— BEGIN —

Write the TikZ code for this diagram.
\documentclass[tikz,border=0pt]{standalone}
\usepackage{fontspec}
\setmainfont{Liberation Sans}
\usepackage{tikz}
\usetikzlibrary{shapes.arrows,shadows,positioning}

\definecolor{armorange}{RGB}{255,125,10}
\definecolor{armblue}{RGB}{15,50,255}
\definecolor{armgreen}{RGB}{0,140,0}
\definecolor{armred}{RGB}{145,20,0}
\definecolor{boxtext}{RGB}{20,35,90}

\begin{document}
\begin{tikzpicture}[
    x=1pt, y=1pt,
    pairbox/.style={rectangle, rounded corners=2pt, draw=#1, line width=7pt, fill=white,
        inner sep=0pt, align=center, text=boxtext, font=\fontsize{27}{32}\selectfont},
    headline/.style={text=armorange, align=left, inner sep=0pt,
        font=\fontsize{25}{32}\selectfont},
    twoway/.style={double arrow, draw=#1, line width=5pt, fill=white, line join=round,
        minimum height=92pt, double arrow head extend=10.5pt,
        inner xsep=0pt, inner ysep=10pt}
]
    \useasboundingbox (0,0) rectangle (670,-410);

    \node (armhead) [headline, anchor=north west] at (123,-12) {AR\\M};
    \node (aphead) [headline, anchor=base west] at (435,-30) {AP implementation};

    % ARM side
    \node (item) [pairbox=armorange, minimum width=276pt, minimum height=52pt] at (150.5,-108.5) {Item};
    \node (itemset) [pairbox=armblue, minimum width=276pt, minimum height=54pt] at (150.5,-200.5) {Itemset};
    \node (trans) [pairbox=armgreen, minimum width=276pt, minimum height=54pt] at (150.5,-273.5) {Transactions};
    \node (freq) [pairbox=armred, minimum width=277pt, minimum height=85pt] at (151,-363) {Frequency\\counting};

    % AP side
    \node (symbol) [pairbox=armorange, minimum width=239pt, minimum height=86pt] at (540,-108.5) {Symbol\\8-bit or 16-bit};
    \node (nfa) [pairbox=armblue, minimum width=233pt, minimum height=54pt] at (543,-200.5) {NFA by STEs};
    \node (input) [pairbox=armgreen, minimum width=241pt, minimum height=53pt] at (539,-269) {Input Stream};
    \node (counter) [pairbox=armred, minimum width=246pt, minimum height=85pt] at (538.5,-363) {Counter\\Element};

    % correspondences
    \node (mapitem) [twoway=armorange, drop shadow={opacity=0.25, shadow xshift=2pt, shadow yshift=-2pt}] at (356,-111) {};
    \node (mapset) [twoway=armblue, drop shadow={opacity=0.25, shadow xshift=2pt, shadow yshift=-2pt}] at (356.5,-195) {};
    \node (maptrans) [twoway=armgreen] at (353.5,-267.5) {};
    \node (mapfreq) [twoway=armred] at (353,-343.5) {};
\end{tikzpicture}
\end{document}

— END —
— BEGIN —

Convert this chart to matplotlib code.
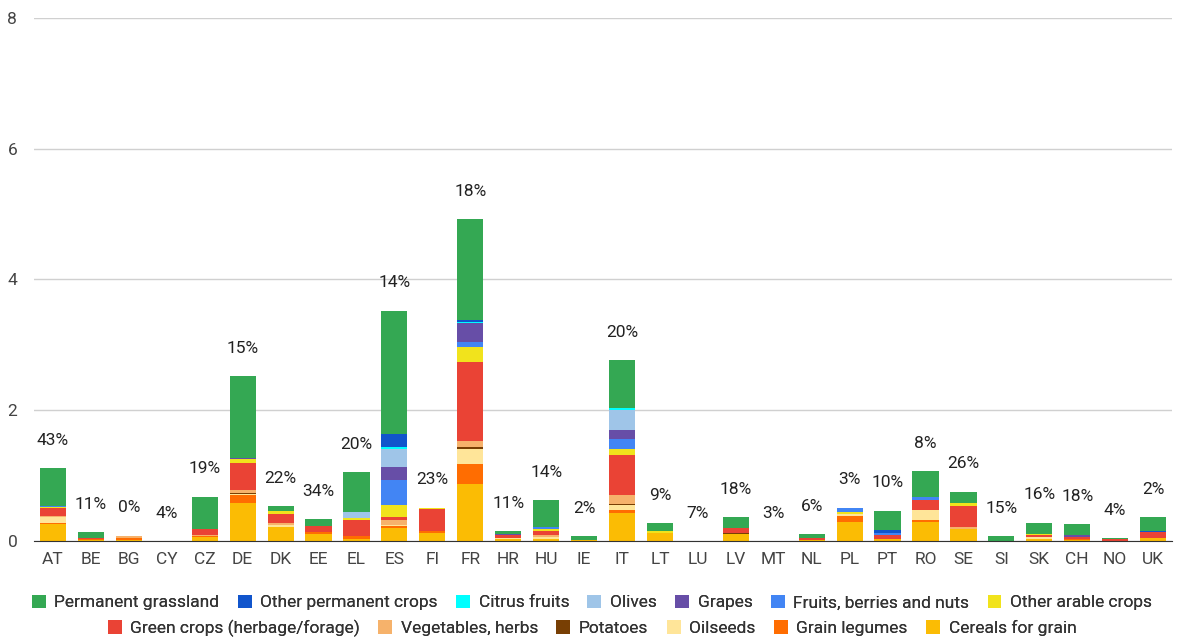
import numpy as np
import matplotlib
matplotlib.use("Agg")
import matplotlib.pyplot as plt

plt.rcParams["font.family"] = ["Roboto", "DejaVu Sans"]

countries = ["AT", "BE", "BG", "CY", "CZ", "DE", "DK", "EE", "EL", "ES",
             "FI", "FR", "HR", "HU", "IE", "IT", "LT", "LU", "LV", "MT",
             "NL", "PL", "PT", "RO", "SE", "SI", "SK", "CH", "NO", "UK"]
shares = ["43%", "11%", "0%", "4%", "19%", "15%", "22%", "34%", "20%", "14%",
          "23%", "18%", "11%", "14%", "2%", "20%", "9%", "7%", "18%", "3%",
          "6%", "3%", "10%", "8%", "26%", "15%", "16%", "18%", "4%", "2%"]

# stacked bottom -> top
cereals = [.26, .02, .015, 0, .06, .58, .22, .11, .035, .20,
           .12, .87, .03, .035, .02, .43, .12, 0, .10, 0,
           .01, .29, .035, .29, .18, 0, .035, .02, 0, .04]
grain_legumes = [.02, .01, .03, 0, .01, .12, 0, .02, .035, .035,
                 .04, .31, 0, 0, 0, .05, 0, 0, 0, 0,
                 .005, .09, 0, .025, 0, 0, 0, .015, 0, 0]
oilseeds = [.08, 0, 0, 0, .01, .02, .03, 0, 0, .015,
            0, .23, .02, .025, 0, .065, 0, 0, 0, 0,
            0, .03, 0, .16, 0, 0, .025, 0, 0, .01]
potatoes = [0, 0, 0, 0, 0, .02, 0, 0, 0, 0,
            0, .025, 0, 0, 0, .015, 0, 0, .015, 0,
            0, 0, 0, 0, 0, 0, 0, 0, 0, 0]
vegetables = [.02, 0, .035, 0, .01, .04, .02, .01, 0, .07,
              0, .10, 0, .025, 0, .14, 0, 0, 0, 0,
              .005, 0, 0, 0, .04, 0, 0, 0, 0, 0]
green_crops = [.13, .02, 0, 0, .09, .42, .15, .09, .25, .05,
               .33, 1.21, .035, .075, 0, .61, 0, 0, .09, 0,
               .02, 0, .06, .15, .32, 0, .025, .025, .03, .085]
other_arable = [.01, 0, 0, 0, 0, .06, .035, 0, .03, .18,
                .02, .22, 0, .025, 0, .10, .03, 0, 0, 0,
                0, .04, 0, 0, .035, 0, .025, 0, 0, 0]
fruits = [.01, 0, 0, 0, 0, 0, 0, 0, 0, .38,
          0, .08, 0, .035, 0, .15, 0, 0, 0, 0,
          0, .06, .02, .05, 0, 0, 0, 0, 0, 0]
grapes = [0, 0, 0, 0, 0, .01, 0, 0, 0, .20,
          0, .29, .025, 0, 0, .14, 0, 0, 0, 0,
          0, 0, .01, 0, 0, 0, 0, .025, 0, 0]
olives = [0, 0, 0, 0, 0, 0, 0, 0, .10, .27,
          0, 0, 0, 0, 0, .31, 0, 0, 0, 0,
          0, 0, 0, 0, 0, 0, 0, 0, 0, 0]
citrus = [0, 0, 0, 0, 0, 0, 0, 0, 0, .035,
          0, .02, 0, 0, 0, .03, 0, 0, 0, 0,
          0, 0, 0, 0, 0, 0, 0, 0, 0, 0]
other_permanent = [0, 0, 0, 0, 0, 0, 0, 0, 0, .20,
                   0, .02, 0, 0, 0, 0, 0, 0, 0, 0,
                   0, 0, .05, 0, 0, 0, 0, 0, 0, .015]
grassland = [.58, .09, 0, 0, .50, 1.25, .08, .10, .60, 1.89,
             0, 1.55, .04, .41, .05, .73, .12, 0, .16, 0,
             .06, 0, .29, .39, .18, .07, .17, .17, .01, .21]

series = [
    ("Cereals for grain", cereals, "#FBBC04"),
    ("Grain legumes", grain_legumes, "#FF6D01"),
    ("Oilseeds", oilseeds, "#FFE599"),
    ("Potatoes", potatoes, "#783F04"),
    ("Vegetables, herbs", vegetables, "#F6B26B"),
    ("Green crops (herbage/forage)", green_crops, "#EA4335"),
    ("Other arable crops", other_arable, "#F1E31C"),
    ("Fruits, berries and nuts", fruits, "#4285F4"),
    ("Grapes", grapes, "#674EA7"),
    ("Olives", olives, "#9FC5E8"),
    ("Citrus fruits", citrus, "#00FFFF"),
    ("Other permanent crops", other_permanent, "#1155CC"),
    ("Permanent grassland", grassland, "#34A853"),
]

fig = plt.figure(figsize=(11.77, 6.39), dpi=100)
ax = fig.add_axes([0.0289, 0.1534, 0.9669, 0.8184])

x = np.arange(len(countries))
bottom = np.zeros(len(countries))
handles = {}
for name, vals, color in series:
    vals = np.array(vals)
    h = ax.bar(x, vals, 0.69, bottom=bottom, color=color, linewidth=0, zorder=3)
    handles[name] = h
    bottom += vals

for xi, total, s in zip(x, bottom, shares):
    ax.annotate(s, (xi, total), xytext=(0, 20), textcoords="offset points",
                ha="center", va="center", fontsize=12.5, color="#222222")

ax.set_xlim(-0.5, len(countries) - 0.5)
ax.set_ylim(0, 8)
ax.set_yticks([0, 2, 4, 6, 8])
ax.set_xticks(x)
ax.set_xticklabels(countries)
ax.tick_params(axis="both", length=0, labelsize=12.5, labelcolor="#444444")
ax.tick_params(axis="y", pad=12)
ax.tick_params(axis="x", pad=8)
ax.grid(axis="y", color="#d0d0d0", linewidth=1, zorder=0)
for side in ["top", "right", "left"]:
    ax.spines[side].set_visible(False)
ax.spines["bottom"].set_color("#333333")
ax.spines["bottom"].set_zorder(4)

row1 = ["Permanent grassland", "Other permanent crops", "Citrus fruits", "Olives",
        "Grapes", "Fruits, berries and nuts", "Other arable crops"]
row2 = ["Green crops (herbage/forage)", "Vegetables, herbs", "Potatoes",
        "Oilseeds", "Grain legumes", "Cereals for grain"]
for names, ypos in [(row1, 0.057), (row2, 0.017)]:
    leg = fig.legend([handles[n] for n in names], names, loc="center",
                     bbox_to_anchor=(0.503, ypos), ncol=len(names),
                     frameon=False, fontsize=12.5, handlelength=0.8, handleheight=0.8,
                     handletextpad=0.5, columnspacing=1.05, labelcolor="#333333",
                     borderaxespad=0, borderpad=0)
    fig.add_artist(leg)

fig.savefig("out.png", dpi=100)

— END —

To do –
From the line with "Write the TikZ code for this diagram." through the line with "(aphead) [headline, anchor=base", repeat every line exactly, both ends included, and nothing outside that range.

Expected answer –
Write the TikZ code for this diagram.
\documentclass[tikz,border=0pt]{standalone}
\usepackage{fontspec}
\setmainfont{Liberation Sans}
\usepackage{tikz}
\usetikzlibrary{shapes.arrows,shadows,positioning}

\definecolor{armorange}{RGB}{255,125,10}
\definecolor{armblue}{RGB}{15,50,255}
\definecolor{armgreen}{RGB}{0,140,0}
\definecolor{armred}{RGB}{145,20,0}
\definecolor{boxtext}{RGB}{20,35,90}

\begin{document}
\begin{tikzpicture}[
    x=1pt, y=1pt,
    pairbox/.style={rectangle, rounded corners=2pt, draw=#1, line width=7pt, fill=white,
        inner sep=0pt, align=center, text=boxtext, font=\fontsize{27}{32}\selectfont},
    headline/.style={text=armorange, align=left, inner sep=0pt,
        font=\fontsize{25}{32}\selectfont},
    twoway/.style={double arrow, draw=#1, line width=5pt, fill=white, line join=round,
        minimum height=92pt, double arrow head extend=10.5pt,
        inner xsep=0pt, inner ysep=10pt}
]
    \useasboundingbox (0,0) rectangle (670,-410);

    \node (armhead) [headline, anchor=north west] at (123,-12) {AR\\M};
    \node (aphead) [headline, anchor=base west] at (435,-30) {AP implementation};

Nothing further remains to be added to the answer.